**INFORMATION SHOWN**

>> START

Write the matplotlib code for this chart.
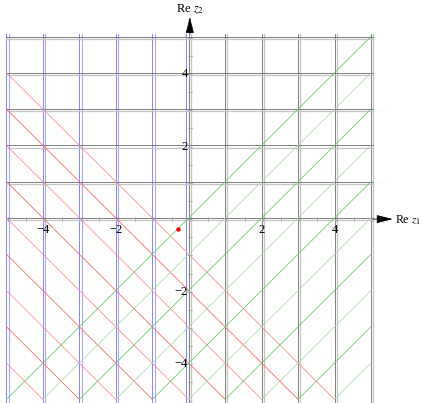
import numpy as np
import matplotlib.pyplot as plt

plt.rcParams['font.family'] = ['Liberation Serif', 'DejaVu Serif']
plt.rcParams['mathtext.fontset'] = 'stix'

# grid lines of the real plane
blue_x = [-5, -4, -3, -2, -1]
gray_x = [0, 1, 2, 3, 4, 5]
gray_y = [0, 1, 2, 3, 4, 5]
blue_near_zero = -0.08
# diagonals x + y = c (red) and y = x + c (green)
red_c = [-1, -2, -3, -4, -5, -6, -7, -8, -9]
green_c = [0, -1, -2, -3, -4, -5, -6, -7, -8, -9]
# marked point
dot_x, dot_y = -0.3, -0.3
xticks = [-4, -2, 2, 4]
yticks = [-4, -2, 2, 4]
lo, hi = -5, 5

fig = plt.figure(figsize=(4.22, 4.03), dpi=100)
ax = fig.add_axes([0, 0, 1, 1])
ax.set_xlim(-5.177, 6.400)
ax.set_ylim(-5.10, 6.006)
ax.axis('off')

off = 0.063   # the grid lines come doubled
top = hi + off
bot = -5.2

# vertical lines
for x in blue_x:
    ax.plot([x, x], [bot, top], color='#7070ff', lw=0.6)
    ax.plot([x + off, x + off], [bot, top], color='#a8a8ff', lw=0.8)
ax.plot([blue_near_zero] * 2, [bot, top], color='#7070ff', lw=0.6)
for x in gray_x:
    ax.plot([x, x], [bot, top], color='#6a6a6a', lw=0.6)
    ax.plot([x + off, x + off], [bot, top], color='#c4c4c4', lw=0.9)

# horizontal lines
for y in gray_y:
    ax.plot([lo, top], [y, y], color='#6a6a6a', lw=0.6)
    ax.plot([lo, top], [y - off, y - off], color='#c4c4c4', lw=0.9)

# red diagonals x + y = c
for i, c in enumerate(red_c):
    xs = np.array([max(lo, c - hi), min(hi, c - lo)])
    col = '#ff8c8c' if i % 2 == 0 else '#ff6060'
    ax.plot(xs, c - xs, color=col, lw=0.55)

# green diagonals y = x + c
for i, c in enumerate(green_c):
    xs = np.array([max(lo, lo - c), min(hi, hi - c)])
    col = '#66cc66' if i % 2 == 0 else '#a6dea6'
    ax.plot(xs, xs + c, color=col, lw=0.55)

# minor ticks on the axes
for t in np.arange(-5, 5.01, 0.5):
    ax.plot([t + off / 2] * 2, [-0.09, 0.03], color='#a0a0a0', lw=0.5)
    ax.plot([-0.03, 0.09], [t - off / 2] * 2, color='#a0a0a0', lw=0.5)

# axis arrows
ax.annotate('', xy=(5.60, -off / 2), xytext=(hi + off, -off / 2),
            arrowprops=dict(arrowstyle='-|>,head_length=1.0,head_width=0.25',
                            color='black', lw=0.6, shrinkA=0, shrinkB=0))
ax.annotate('', xy=(off / 2, 5.54), xytext=(off / 2, hi + off),
            arrowprops=dict(arrowstyle='-|>,head_length=1.0,head_width=0.25',
                            color='black', lw=0.6, shrinkA=0, shrinkB=0))
ax.text(5.67, -0.05, r'Re $z_1$', fontsize=8.6, ha='left', va='center')
ax.text(0.04, 5.76, r'Re $z_2$', fontsize=9, ha='center', va='center')

for t in xticks:
    ax.text(t, -0.16, '\u2212%d' % -t if t < 0 else str(t), fontsize=9,
            ha='center', va='top')
for t in yticks:
    ax.text(-0.02, t - off / 2, '\u2212%d' % -t if t < 0 else str(t), fontsize=9,
            ha='right', va='center')

ax.plot([dot_x], [dot_y], 'o', color='red', markersize=2.2)

fig.savefig('out.png', dpi=100)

>> END

**WHAT THE TASK REQUIRES**
Leave out the pictures and repeat exactly the lines from the start of the material through the line that contains "ax.plot([lo, top], [y - off, y", both included.

**CORRECT RESULT**
Write the matplotlib code for this chart.
import numpy as np
import matplotlib.pyplot as plt

plt.rcParams['font.family'] = ['Liberation Serif', 'DejaVu Serif']
plt.rcParams['mathtext.fontset'] = 'stix'

# grid lines of the real plane
blue_x = [-5, -4, -3, -2, -1]
gray_x = [0, 1, 2, 3, 4, 5]
gray_y = [0, 1, 2, 3, 4, 5]
blue_near_zero = -0.08
# diagonals x + y = c (red) and y = x + c (green)
red_c = [-1, -2, -3, -4, -5, -6, -7, -8, -9]
green_c = [0, -1, -2, -3, -4, -5, -6, -7, -8, -9]
# marked point
dot_x, dot_y = -0.3, -0.3
xticks = [-4, -2, 2, 4]
yticks = [-4, -2, 2, 4]
lo, hi = -5, 5

fig = plt.figure(figsize=(4.22, 4.03), dpi=100)
ax = fig.add_axes([0, 0, 1, 1])
ax.set_xlim(-5.177, 6.400)
ax.set_ylim(-5.10, 6.006)
ax.axis('off')

off = 0.063   # the grid lines come doubled
top = hi + off
bot = -5.2

# vertical lines
for x in blue_x:
    ax.plot([x, x], [bot, top], color='#7070ff', lw=0.6)
    ax.plot([x + off, x + off], [bot, top], color='#a8a8ff', lw=0.8)
ax.plot([blue_near_zero] * 2, [bot, top], color='#7070ff', lw=0.6)
for x in gray_x:
    ax.plot([x, x], [bot, top], color='#6a6a6a', lw=0.6)
    ax.plot([x + off, x + off], [bot, top], color='#c4c4c4', lw=0.9)

# horizontal lines
for y in gray_y:
    ax.plot([lo, top], [y, y], color='#6a6a6a', lw=0.6)
    ax.plot([lo, top], [y - off, y - off], color='#c4c4c4', lw=0.9)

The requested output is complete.